* WRITTEN TASK *
Your task is to transcribe all of the records exactly and leave out the pictures.

* LISTED ENTRIES *
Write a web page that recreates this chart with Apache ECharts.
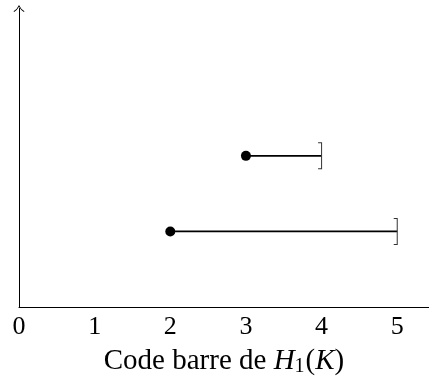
<!DOCTYPE html>
<html>
<head>
<meta charset="utf-8">
<script src="https://cdn.jsdelivr.net/npm/echarts@6/dist/echarts.min.js"></script>
<style>
html,body{margin:0;padding:0;background:#fff;}
#chart{width:429px;height:384px;}
</style>
</head>
<body>
<div id="chart"></div>
<script>
// Barcode intervals [birth, death]
const births = [3, 2];
const deaths = [4, 5];
const levels = [2, 1];
const xTicks = [0, 1, 2, 3, 4, 5];

const chart = echarts.init(document.getElementById('chart'), null, {renderer: 'canvas'});

const bracket = 'path://M0 0 L4 0 L4 27 L0 27 L0 26 L3 26 L3 1 L0 1 Z';
const chevron = 'path://M0 7 Q4 4.5 6 0 Q8 4.5 12 7 L11.4 7.7 Q8 5.4 6 1.8 Q4 5.4 0.6 7.7 Z';

const series = births.map((b, i) => ({
  type: 'line',
  silent: true,
  animation: false,
  lineStyle: {color: '#000', width: 1.8},
  itemStyle: {color: '#000'},
  showSymbol: true,
  data: [
    {value: [b, levels[i]], symbol: 'circle', symbolSize: 10, itemStyle: {color: '#000', borderWidth: 0}},
    {value: [deaths[i], levels[i]], symbol: bracket, symbolSize: [4, 27], symbolOffset: [-1.5, 0], itemStyle: {color: '#333', borderWidth: 0}}
  ]
}));

chart.setOption({
  animation: false,
  grid: {left: 19, right: 0, top: 8.5, bottom: 77, containLabel: false, outerBoundsMode: 'none'},
  xAxis: {
    type: 'value',
    min: 0,
    max: 5.42,
    interval: 1,
    axisLine: {show: true, onZero: true, lineStyle: {color: '#000', width: 1}},
    axisTick: {show: false},
    splitLine: {show: false},
    axisLabel: {
      show: true,
      margin: 7,
      color: '#000',
      fontFamily: 'Liberation Serif',
      fontSize: 26,
      showMaxLabel: false,
      formatter: v => (xTicks.indexOf(v) >= 0 ? String(v) : '')
    },
    name: '{a|Code barre de }{i|H}{s|1}{a|(}{i|K}{a|)}',
    nameLocation: 'middle',
    nameGap: 39,
    nameTextStyle: {
      color: '#000',
      fontFamily: 'Liberation Serif',
      fontSize: 29,
      rich: {
        a: {fontFamily: 'Liberation Serif', fontSize: 29, color: '#000'},
        i: {fontFamily: 'Liberation Serif', fontStyle: 'italic', fontSize: 29, color: '#000'},
        s: {fontFamily: 'Liberation Serif', fontSize: 20, color: '#000', verticalAlign: 'bottom', padding: [11, 1, 0, 0]}
      }
    }
  },
  yAxis: {
    type: 'value',
    min: 0,
    max: 3.95,
    axisLine: {show: true, symbol: ['none', chevron], symbolSize: [12, 7], lineStyle: {color: '#000', width: 1}},
    axisTick: {show: false},
    axisLabel: {show: false},
    splitLine: {show: false}
  },
  series: series
});
</script>
</body>
</html>
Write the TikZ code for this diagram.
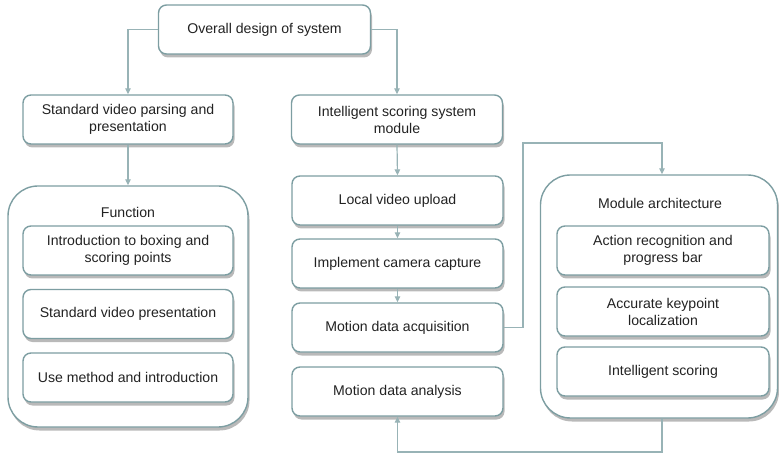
\documentclass[tikz,border=0pt]{standalone}
\usepackage{fontspec}
\setmainfont{Liberation Sans}
\usetikzlibrary{arrows.meta,shadows,positioning}
\definecolor{edge}{HTML}{7D9EA2}
\definecolor{wire}{HTML}{98B3B6}
\definecolor{ink}{HTML}{222222}
\tikzset{
  x=1pt, y=-1pt,
  shade box/.style={drop shadow={shadow xshift=1.5pt, shadow yshift=-3.5pt, fill=black!50, opacity=0.55}},
  item/.style={draw=edge, line width=1.4pt, fill=white, rounded corners=8pt,
    minimum width=210pt, minimum height=49pt, align=center, text=ink,
    font=\fontsize{14.1}{17}\selectfont, shade box},
  group/.style={draw=edge, line width=1.4pt, fill=white, rounded corners=30pt, shade box},
  grouplabel/.style={text=ink, font=\fontsize{14.1}{17}\selectfont},
  link/.style={draw=wire, line width=1.2pt},
  arrowlink/.style={link, -{Triangle[length=6pt,width=5.5pt]}},
}
\begin{document}
\begin{tikzpicture}
\useasboundingbox (0,0) rectangle (779,454);

% top level
\node[item, minimum width=212pt] (top) at (264.5,29.5) {Overall design of system};

% left branch
\node[item] (svp) at (128,119.5) {Standard video parsing and\\presentation};
\node[group, minimum width=240pt, minimum height=241pt] (func) at (128,306.5) {};
\node[grouplabel] (funclabel) at (128,212.5) {Function};
\node[item] (f1) at (128,250.5) {Introduction to boxing and\\scoring points};
\node[item] (f2) at (128,314) {Standard video presentation};
\node[item] (f3) at (128,377.5) {Use method and introduction};

% middle column
\node[item, minimum width=211pt] (iss) at (397,119.5) {Intelligent scoring system\\module};
\node[item, minimum width=211pt] (upl) at (397.5,200.5) {Local video upload};
\node[item, minimum width=211pt] (cam) at (397.5,263.5) {Implement camera capture};
\node[item, minimum width=211pt] (acq) at (397.5,327.5) {Motion data acquisition};
\node[item, minimum width=211pt] (ana) at (397.5,391.5) {Motion data analysis};

% module architecture group
\node[group, minimum width=237pt, minimum height=243pt] (mod) at (659,296.5) {};
\node[grouplabel] (modlabel) at (660,203.5) {Module architecture};
\node[item, minimum width=212pt] (m1) at (663,250.5) {Action recognition and\\progress bar};
\node[item, minimum width=212pt] (m2) at (663,311.5) {Accurate keypoint\\localization};
\node[item, minimum width=212pt] (m3) at (663,371.5) {Intelligent scoring};

% routing points
\coordinate (jr) at (523,327.5);
\coordinate (jt) at (523,143);
\coordinate (mt) at (662,143);
\coordinate (mb) at (662,452);
\coordinate (ab) at (397.5,452);

% connectors
\draw[arrowlink] (top.west) -| (svp.north);
\draw[arrowlink] (top.east) -| (iss.north);
\draw[arrowlink] (svp.south) -- (func.north);
\draw[arrowlink] (iss.south) -- (upl.north);
\draw[arrowlink] (upl.south) -- (cam.north);
\draw[arrowlink] (cam.south) -- (acq.north);
\draw[arrowlink] (acq.east) -- (jr) -- (jt) -- (mt) -- (mt |- mod.north);
\draw[arrowlink] (mt |- mod.south) -- (mb) -- (ab) -- (ana.south);
\end{tikzpicture}
\end{document}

* COMPLETE OUTPUT *
Write a web page that recreates this chart with Apache ECharts.
<!DOCTYPE html>
<html>
<head>
<meta charset="utf-8">
<script src="https://cdn.jsdelivr.net/npm/echarts@6/dist/echarts.min.js"></script>
<style>
html,body{margin:0;padding:0;background:#fff;}
#chart{width:429px;height:384px;}
</style>
</head>
<body>
<div id="chart"></div>
<script>
// Barcode intervals [birth, death]
const births = [3, 2];
const deaths = [4, 5];
const levels = [2, 1];
const xTicks = [0, 1, 2, 3, 4, 5];

const chart = echarts.init(document.getElementById('chart'), null, {renderer: 'canvas'});

const bracket = 'path://M0 0 L4 0 L4 27 L0 27 L0 26 L3 26 L3 1 L0 1 Z';
const chevron = 'path://M0 7 Q4 4.5 6 0 Q8 4.5 12 7 L11.4 7.7 Q8 5.4 6 1.8 Q4 5.4 0.6 7.7 Z';

const series = births.map((b, i) => ({
  type: 'line',
  silent: true,
  animation: false,
  lineStyle: {color: '#000', width: 1.8},
  itemStyle: {color: '#000'},
  showSymbol: true,
  data: [
    {value: [b, levels[i]], symbol: 'circle', symbolSize: 10, itemStyle: {color: '#000', borderWidth: 0}},
    {value: [deaths[i], levels[i]], symbol: bracket, symbolSize: [4, 27], symbolOffset: [-1.5, 0], itemStyle: {color: '#333', borderWidth: 0}}
  ]
}));

chart.setOption({
  animation: false,
  grid: {left: 19, right: 0, top: 8.5, bottom: 77, containLabel: false, outerBoundsMode: 'none'},
  xAxis: {
    type: 'value',
    min: 0,
    max: 5.42,
    interval: 1,
    axisLine: {show: true, onZero: true, lineStyle: {color: '#000', width: 1}},
    axisTick: {show: false},
    splitLine: {show: false},
    axisLabel: {
      show: true,
      margin: 7,
      color: '#000',
      fontFamily: 'Liberation Serif',
      fontSize: 26,
      showMaxLabel: false,
      formatter: v => (xTicks.indexOf(v) >= 0 ? String(v) : '')
    },
    name: '{a|Code barre de }{i|H}{s|1}{a|(}{i|K}{a|)}',
    nameLocation: 'middle',
    nameGap: 39,
    nameTextStyle: {
      color: '#000',
      fontFamily: 'Liberation Serif',
      fontSize: 29,
      rich: {
        a: {fontFamily: 'Liberation Serif', fontSize: 29, color: '#000'},
        i: {fontFamily: 'Liberation Serif', fontStyle: 'italic', fontSize: 29, color: '#000'},
        s: {fontFamily: 'Liberation Serif', fontSize: 20, color: '#000', verticalAlign: 'bottom', padding: [11, 1, 0, 0]}
      }
    }
  },
  yAxis: {
    type: 'value',
    min: 0,
    max: 3.95,
    axisLine: {show: true, symbol: ['none', chevron], symbolSize: [12, 7], lineStyle: {color: '#000', width: 1}},
    axisTick: {show: false},
    axisLabel: {show: false},
    splitLine: {show: false}
  },
  series: series
});
</script>
</body>
</html>
Write the TikZ code for this diagram.
\documentclass[tikz,border=0pt]{standalone}
\usepackage{fontspec}
\setmainfont{Liberation Sans}
\usetikzlibrary{arrows.meta,shadows,positioning}
\definecolor{edge}{HTML}{7D9EA2}
\definecolor{wire}{HTML}{98B3B6}
\definecolor{ink}{HTML}{222222}
\tikzset{
  x=1pt, y=-1pt,
  shade box/.style={drop shadow={shadow xshift=1.5pt, shadow yshift=-3.5pt, fill=black!50, opacity=0.55}},
  item/.style={draw=edge, line width=1.4pt, fill=white, rounded corners=8pt,
    minimum width=210pt, minimum height=49pt, align=center, text=ink,
    font=\fontsize{14.1}{17}\selectfont, shade box},
  group/.style={draw=edge, line width=1.4pt, fill=white, rounded corners=30pt, shade box},
  grouplabel/.style={text=ink, font=\fontsize{14.1}{17}\selectfont},
  link/.style={draw=wire, line width=1.2pt},
  arrowlink/.style={link, -{Triangle[length=6pt,width=5.5pt]}},
}
\begin{document}
\begin{tikzpicture}
\useasboundingbox (0,0) rectangle (779,454);

% top level
\node[item, minimum width=212pt] (top) at (264.5,29.5) {Overall design of system};

% left branch
\node[item] (svp) at (128,119.5) {Standard video parsing and\\presentation};
\node[group, minimum width=240pt, minimum height=241pt] (func) at (128,306.5) {};
\node[grouplabel] (funclabel) at (128,212.5) {Function};
\node[item] (f1) at (128,250.5) {Introduction to boxing and\\scoring points};
\node[item] (f2) at (128,314) {Standard video presentation};
\node[item] (f3) at (128,377.5) {Use method and introduction};

% middle column
\node[item, minimum width=211pt] (iss) at (397,119.5) {Intelligent scoring system\\module};
\node[item, minimum width=211pt] (upl) at (397.5,200.5) {Local video upload};
\node[item, minimum width=211pt] (cam) at (397.5,263.5) {Implement camera capture};
\node[item, minimum width=211pt] (acq) at (397.5,327.5) {Motion data acquisition};
\node[item, minimum width=211pt] (ana) at (397.5,391.5) {Motion data analysis};

% module architecture group
\node[group, minimum width=237pt, minimum height=243pt] (mod) at (659,296.5) {};
\node[grouplabel] (modlabel) at (660,203.5) {Module architecture};
\node[item, minimum width=212pt] (m1) at (663,250.5) {Action recognition and\\progress bar};
\node[item, minimum width=212pt] (m2) at (663,311.5) {Accurate keypoint\\localization};
\node[item, minimum width=212pt] (m3) at (663,371.5) {Intelligent scoring};

% routing points
\coordinate (jr) at (523,327.5);
\coordinate (jt) at (523,143);
\coordinate (mt) at (662,143);
\coordinate (mb) at (662,452);
\coordinate (ab) at (397.5,452);

% connectors
\draw[arrowlink] (top.west) -| (svp.north);
\draw[arrowlink] (top.east) -| (iss.north);
\draw[arrowlink] (svp.south) -- (func.north);
\draw[arrowlink] (iss.south) -- (upl.north);
\draw[arrowlink] (upl.south) -- (cam.north);
\draw[arrowlink] (cam.south) -- (acq.north);
\draw[arrowlink] (acq.east) -- (jr) -- (jt) -- (mt) -- (mt |- mod.north);
\draw[arrowlink] (mt |- mod.south) -- (mb) -- (ab) -- (ana.south);
\end{tikzpicture}
\end{document}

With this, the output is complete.